Keempat, lebih memberikan pijakan bagi anak untuk memahami dirinya dan dunia. Hasil pembelajaran di PAUD (TK/RA/BA, KB, SPS, TPA) menekankan pentingnya untuk membantu anak-anak memahami dan bangga akan identitas mereka, dan untuk memperkuat pemahaman mereka tentang dunia dimulai dengan menjelajahi lingkungan sekitarnya. Anak-anak membutuhkan kepercayaan diri dan kepercayaan pada kemampuan mereka agar dapat secara efektif menjelajahi dan belajar tentang dunia mereka. Mereka perlu merasa bangga terhadap dirinya sendiri, budaya asal mereka, penampilan dan cara hidup mereka. Pendidik perlu mendukung anak-anak untuk mengembangkan identitas yang kuat dan positif dengan menghormati dan menyambut masing-masing keunikan anak serta latar belakang sosial dan budaya mereka.
Relevansi PAUD sangat ditentukan oleh manfaat yang dirasakan secara konkret oleh keluarga dan anak. Keluarga perlu melihat jejak serta dampak dari partisipasi anak-anaknya di PAUD (Smith, 1996), karenanya tujuan dari setiap pembelajaran perlu dikaitkan dengan pengalaman anak sehari-hari dan kontekstual (selaras dengan nilai sosial budaya lingkungan) sehingga menumbuhkan kesadaran bahwa dirinya adalah bagian dari lingkungannya serta meningkatkan kompetensi dirinya untuk dapat berperan dalam kegiatan sehari-hari.
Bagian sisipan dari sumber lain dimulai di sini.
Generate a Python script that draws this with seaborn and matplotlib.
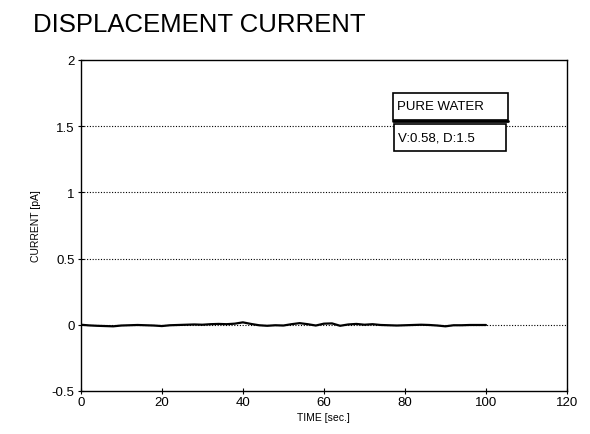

Capaian Pembelajaran PAUD (TK/RA/BA, KB, SPS, TPA) secara spesifik menekankan pentingnya pendampingan anak dalam menemukan jati dirinya, serta menguatkan pemahaman anak terhadap dunianya melalui eksplorasi terhadap lingkungan sekitar.
Tujuan Capaian Pembelajaran PAUD (TK/RA/BA, KB, SPS, TPA)
Karakteristik Pembelajaran PAUD (TK/RA/BA, KB, SPS, TPA)
- Mendukung terbentuknya kesejahteraan diri (well-being) anak.
- Menghargai dan menghormati anak.
- Mendorong rasa ingin tahu anak.
- Menyesuaikan dengan usia, tahap perkembangan, minat dan kebutuhan anak.
- Memberikan stimulasi secara holistik integratif.
- Memberikan tantangan, bimbingan, dan dukungan pada pembelajaran tiap anak melalui percakapan dan interaksi bermakna dengan tiap anak.
- Melibatkan keluarga sebagai mitra.
- Memanfaatkan lingkungan dan teknologi sebagai sumber belajar.